The Kansas City Star once extolled: "If anyone could be considered a rock-star of the short story genre, it is Rebecca Makkai." The author, who's based in Chicago, can certainly spin a good tale: Her stories have been anthologized in The Best American Short Stories for four consecutive years and her latest collection, Music for Wartime, was captivating last summer; last fall, she taught the art at the prestigious Iowa Writer's Workshop. Which isn't to say she doesn't know her way around a novel. To date, she's published two: her debut The Borrower, and The Hundred-Year House, both critically acclaimed. Here, she inaugurates a new feature for Sweet in which we ask experts in their field to give us a recommendation, and tell us why it means so much to them. We asked Makkai (that last name is pronounced a bit like Hawaii), to write about her favorite short story ever, and we've been re-reading it ever since.
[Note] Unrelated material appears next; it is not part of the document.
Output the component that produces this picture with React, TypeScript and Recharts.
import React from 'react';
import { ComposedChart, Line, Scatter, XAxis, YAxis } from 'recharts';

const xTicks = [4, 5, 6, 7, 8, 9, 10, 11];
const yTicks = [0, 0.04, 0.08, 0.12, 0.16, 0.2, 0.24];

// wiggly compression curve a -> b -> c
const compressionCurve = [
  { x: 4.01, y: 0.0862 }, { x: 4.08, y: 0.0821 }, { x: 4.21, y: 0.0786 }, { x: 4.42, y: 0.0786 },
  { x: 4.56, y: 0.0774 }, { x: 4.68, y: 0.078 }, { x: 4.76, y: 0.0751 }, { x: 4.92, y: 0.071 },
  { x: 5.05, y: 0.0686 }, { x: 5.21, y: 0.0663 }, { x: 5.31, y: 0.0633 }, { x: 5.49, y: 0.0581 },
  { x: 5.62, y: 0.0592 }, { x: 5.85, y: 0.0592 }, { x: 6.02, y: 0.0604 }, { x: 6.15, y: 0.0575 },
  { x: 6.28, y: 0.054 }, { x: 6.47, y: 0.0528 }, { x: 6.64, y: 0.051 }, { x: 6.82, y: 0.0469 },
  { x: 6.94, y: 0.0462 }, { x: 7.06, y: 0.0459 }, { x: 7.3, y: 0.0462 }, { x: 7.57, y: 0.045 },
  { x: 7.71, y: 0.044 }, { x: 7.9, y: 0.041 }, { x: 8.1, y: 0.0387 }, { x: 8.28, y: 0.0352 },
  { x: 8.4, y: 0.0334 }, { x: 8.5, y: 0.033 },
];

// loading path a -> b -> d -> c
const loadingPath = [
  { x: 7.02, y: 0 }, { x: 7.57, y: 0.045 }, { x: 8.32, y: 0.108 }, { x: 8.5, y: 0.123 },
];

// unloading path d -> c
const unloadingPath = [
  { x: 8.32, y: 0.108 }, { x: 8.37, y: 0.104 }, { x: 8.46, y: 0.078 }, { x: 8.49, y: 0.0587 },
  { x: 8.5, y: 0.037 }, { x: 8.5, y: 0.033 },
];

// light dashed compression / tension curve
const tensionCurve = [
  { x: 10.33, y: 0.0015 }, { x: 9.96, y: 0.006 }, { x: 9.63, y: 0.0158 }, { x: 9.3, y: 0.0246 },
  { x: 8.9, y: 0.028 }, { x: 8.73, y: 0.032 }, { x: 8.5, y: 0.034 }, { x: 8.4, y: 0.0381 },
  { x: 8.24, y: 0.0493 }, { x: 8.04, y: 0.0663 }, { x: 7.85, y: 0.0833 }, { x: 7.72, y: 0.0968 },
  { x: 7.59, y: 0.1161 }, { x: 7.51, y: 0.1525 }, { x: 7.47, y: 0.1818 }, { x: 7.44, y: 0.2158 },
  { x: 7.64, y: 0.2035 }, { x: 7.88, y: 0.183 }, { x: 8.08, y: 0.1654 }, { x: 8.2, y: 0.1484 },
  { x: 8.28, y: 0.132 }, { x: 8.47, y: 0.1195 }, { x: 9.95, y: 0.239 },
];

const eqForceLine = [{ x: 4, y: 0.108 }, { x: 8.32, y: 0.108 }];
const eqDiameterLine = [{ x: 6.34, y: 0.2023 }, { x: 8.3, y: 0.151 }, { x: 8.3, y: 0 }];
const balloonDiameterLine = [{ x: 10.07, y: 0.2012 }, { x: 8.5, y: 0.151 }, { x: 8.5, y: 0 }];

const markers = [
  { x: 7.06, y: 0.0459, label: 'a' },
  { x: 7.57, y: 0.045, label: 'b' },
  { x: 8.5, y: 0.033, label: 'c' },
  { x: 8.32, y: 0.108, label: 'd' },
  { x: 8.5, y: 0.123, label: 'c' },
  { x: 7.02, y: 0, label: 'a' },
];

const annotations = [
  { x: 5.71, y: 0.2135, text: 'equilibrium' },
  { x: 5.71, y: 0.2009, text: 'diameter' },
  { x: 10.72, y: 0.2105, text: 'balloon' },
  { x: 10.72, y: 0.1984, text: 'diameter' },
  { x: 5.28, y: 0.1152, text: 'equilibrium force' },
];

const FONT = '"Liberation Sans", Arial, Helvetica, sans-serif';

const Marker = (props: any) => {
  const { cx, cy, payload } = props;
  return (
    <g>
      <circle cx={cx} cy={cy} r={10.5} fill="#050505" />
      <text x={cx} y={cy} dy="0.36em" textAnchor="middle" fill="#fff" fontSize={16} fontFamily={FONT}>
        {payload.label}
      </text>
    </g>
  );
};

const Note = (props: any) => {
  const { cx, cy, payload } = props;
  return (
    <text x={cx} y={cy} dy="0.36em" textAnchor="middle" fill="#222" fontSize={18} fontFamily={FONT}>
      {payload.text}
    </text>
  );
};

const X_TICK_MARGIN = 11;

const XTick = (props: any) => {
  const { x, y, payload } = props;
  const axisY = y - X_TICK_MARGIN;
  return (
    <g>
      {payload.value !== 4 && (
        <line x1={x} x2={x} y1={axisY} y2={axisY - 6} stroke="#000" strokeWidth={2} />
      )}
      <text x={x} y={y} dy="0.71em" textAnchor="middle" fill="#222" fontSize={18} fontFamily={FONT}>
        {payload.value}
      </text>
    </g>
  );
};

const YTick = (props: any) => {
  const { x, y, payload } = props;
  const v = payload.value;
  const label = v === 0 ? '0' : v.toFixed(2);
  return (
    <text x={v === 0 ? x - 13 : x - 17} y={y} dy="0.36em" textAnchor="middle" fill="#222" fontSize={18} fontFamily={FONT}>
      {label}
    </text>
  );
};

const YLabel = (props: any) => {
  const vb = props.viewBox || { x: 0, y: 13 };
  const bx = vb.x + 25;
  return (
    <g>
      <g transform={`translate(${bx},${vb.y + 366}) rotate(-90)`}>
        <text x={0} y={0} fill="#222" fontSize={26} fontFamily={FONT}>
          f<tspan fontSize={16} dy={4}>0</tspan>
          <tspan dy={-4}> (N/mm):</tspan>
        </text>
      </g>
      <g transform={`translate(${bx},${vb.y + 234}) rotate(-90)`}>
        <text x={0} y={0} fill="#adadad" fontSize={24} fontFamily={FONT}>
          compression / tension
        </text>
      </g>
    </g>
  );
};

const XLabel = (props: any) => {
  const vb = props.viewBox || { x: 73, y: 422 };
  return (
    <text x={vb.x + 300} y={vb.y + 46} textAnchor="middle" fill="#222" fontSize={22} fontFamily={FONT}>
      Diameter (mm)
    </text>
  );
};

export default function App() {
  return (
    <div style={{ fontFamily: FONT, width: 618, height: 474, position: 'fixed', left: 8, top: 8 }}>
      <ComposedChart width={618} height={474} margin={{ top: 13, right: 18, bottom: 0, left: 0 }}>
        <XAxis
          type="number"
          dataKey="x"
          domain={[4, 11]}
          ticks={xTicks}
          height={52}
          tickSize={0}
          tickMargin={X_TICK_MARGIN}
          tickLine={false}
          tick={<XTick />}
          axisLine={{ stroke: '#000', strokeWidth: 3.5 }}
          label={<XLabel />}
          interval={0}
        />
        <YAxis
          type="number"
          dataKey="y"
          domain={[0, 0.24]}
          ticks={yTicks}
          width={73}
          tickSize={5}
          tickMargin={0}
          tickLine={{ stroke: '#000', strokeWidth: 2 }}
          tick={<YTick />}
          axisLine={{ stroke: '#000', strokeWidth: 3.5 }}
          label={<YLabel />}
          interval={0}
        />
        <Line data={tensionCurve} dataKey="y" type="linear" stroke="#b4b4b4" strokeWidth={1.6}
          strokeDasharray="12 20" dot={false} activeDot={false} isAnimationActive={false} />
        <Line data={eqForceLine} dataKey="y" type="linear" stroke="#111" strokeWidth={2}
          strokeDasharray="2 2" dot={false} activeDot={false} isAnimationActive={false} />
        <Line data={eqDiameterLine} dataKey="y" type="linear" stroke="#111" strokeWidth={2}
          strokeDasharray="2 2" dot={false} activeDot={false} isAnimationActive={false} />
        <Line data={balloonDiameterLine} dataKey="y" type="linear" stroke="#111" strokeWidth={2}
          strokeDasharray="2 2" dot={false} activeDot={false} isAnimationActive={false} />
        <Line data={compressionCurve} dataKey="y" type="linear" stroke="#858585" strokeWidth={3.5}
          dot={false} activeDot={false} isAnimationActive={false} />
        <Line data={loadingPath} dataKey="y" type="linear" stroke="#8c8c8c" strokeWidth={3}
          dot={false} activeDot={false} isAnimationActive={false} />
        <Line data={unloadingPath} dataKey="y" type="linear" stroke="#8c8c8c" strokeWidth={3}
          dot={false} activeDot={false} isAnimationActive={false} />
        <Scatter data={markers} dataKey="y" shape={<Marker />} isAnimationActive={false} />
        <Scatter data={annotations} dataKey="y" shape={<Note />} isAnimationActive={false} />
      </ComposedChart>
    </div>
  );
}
The summer before my senior year of college, I failed to get a job. I was used to having no money, so I just lived on nearly expired canned goods from the back of my mother's pantry and figured it was my job to prepare for my upcoming English comp exams (two days of testing for every lit major) by reading the big authors I'd missed. I got anthologies from the library and made my way through Frost, Welty, Eliot.
All I knew about Flannery O'Connor, heading into her story "Good Country People," was her deep southern Catholicism, and that she lived with her parents until she died young, from lupus. I figured the story would be sweet, sentimental, redemptive.
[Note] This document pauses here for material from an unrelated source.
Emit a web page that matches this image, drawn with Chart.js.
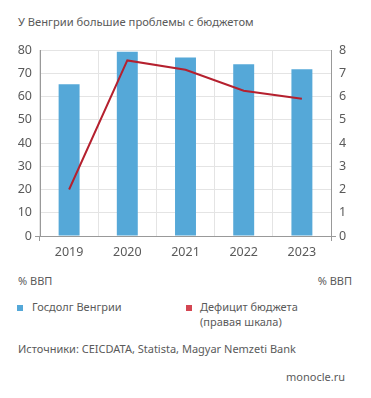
<!DOCTYPE html>
<html><head><meta charset="utf-8">
<script src="https://cdn.jsdelivr.net/npm/chart.js@4/dist/chart.umd.min.js"></script>
<style>
html,body{margin:0;padding:0;background:#fff;}
body{width:371px;height:398px;position:relative;overflow:hidden;font-family:"Noto Sans",sans-serif;color:#5a5a5a;}
.t{position:absolute;font-size:11px;white-space:nowrap;line-height:15px;}
#wrap{position:absolute;left:0;top:0;width:371px;height:270px;}
.sq{position:absolute;width:6px;height:6px;}
</style></head><body>
<div class="t" style="left:18px;top:14px;font-size:11.2px;">У Венгрии большие проблемы с бюджетом</div>
<div id="wrap"><canvas id="c"></canvas></div>
<div class="t" style="left:18px;top:273px;">% ВВП</div>
<div class="t" style="right:19px;top:273px;">% ВВП</div>
<div class="sq" style="left:17px;top:305px;background:#55a8d8;"></div>
<div class="t" style="left:32px;top:299px;">Госдолг Венгрии</div>
<div class="sq" style="left:186px;top:305px;background:#d44652;"></div>
<div class="t" style="left:200px;top:299px;">Дефицит бюджета<br>(правая шкала)</div>
<div class="t" style="left:18px;top:341px;">Источники: CEICDATA, Statista, Magyar Nemzeti Bank</div>
<div class="t" style="right:26px;top:369px;">monocle.ru</div>
<script>
const years = ["2019","2020","2021","2022","2023"];
const debt = [65.3, 79.3, 76.8, 73.9, 71.7];
const deficit = [2.0, 7.55, 7.15, 6.25, 5.9];
const leftTicks = [0,10,20,30,40,50,60,70,80];
const rightTicks = [0,1,2,3,4,5,6,7,8];

const font = {family:"Noto Sans", size:12.5};
const zeroTicks = {
  id:'zeroTicks',
  afterDraw(chart){
    const {ctx, chartArea:a} = chart;
    ctx.save();
    ctx.strokeStyle = '#999'; ctx.lineWidth = 1;
    ctx.beginPath();
    ctx.moveTo(a.left-5, a.bottom+0.5); ctx.lineTo(a.left, a.bottom+0.5);
    ctx.moveTo(a.right, a.bottom+0.5); ctx.lineTo(a.right+5, a.bottom+0.5);
    ctx.moveTo(a.left-0.5, a.bottom); ctx.lineTo(a.left-0.5, a.bottom+5);
    ctx.moveTo(a.right+0.5, a.bottom); ctx.lineTo(a.right+0.5, a.bottom+5);
    ctx.stroke();
    ctx.restore();
  }
};
new Chart(document.getElementById('c'), {
  data: {
    labels: years,
    datasets: [
      {type:'line', data: deficit, yAxisID:'y2', borderColor:'#b5202e', borderWidth:2, pointRadius:0, tension:0, order:0},
      {type:'bar', data: debt, yAxisID:'y', backgroundColor:'#55a8d8', barPercentage:0.36, categoryPercentage:1, order:1}
    ]
  },
  plugins:[zeroTicks],
  options: {
    responsive:true, maintainAspectRatio:false, animation:false,
    layout:{padding:{top:50,left:0,right:0,bottom:0}},
    plugins:{legend:{display:false}, tooltip:{enabled:false}},
    scales:{
      x:{
        grid:{color:'#e4e4e4', drawTicks:false, offset:true},
        border:{color:'#999'},
        ticks:{color:'#5a5a5a', font, padding:9},
        afterFit(s){ s.height = 34; }
      },
      y:{
        position:'left', min:0, max:80,
        afterBuildTicks(s){ s.ticks = leftTicks.map(v=>({value:v})); },
        grid:{color:'#e4e4e4', drawTicks:false},
        border:{color:'#999'},
        ticks:{color:'#5a5a5a', font, padding:8},
        afterFit(s){ s.width = 40; }
      },
      y2:{
        position:'right', min:0, max:8,
        afterBuildTicks(s){ s.ticks = rightTicks.map(v=>({value:v})); },
        grid:{display:false, drawTicks:false},
        border:{color:'#999'},
        ticks:{color:'#5a5a5a', font, padding:8},
        afterFit(s){ s.width = 40; }
      }
    }
  }
});
</script>
</body></html>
My eyes were rolling before I'd read the first word.
And the story seemed to bear it out. Here was Hulga, an angry, atheist intellectual with an artificial leg, slowly learning to trust the young Bible salesman who had come to her mother's house. They went up into a hayloft together, and I was about to start skimming through the inevitable scenes of salvation and prayer. Presumably, they'd also fall in love.
And then I was reminding myself to breathe as the salesman pulled a flask from what turned out to be a hollowed-out bible, as he convinced Hulga to unscrew her leg for completely nefarious purposes, as he ran away.
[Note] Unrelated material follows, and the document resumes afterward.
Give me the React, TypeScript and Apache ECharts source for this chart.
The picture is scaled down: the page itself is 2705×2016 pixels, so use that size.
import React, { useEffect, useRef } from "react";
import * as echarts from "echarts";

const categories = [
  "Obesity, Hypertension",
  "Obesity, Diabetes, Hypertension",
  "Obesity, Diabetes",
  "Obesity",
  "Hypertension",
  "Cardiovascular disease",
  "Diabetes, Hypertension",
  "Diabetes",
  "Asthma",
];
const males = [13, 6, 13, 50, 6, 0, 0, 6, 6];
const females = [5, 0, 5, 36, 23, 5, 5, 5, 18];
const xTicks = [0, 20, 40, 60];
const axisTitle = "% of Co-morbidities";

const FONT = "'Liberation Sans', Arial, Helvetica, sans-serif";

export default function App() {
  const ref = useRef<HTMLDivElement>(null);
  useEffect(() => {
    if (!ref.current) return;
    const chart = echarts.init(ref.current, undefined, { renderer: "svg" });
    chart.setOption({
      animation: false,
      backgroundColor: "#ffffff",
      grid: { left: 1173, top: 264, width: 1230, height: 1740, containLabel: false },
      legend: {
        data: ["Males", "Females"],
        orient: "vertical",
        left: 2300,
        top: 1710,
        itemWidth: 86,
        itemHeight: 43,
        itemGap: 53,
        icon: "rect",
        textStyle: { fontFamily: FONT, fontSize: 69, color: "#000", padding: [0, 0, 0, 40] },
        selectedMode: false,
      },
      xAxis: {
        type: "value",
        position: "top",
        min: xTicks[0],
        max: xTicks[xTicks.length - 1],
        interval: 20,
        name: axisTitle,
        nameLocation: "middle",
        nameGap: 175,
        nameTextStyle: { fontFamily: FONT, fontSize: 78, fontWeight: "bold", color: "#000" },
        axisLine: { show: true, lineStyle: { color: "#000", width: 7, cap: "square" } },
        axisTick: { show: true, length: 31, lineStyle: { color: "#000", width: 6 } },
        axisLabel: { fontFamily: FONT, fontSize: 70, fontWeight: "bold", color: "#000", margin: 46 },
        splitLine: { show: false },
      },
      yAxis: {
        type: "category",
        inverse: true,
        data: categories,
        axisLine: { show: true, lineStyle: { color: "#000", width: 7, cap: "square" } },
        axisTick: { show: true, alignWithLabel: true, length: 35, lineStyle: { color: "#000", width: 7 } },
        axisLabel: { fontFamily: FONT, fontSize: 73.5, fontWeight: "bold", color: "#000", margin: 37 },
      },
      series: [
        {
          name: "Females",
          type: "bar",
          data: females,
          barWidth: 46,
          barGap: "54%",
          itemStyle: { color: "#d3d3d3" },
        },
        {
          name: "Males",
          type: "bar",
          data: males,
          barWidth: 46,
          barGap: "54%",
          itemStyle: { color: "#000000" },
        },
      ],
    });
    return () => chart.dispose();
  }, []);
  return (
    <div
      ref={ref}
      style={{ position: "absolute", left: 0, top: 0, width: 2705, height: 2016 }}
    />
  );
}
I lay back on my bedspread and spent five minutes blinking at the ceiling.
I'd learn later that O'Connor was a master of misdirection, that this wasn't her only sucker-punch story, that I wasn't her only fool.
In that moment, I only understood: This is what a story can do. I never felt that way again. I've found even more stunning stories—it's just that you don't forget your first time.
These days, I assign her story "A Good Man Is Hard to Find"—an even bleaker, meaner tale—to my undergrads. I hand out the pages and explain that O'Connor was a mild-mannered religious woman who lived with her parents. Then I tell them to have a great weekend.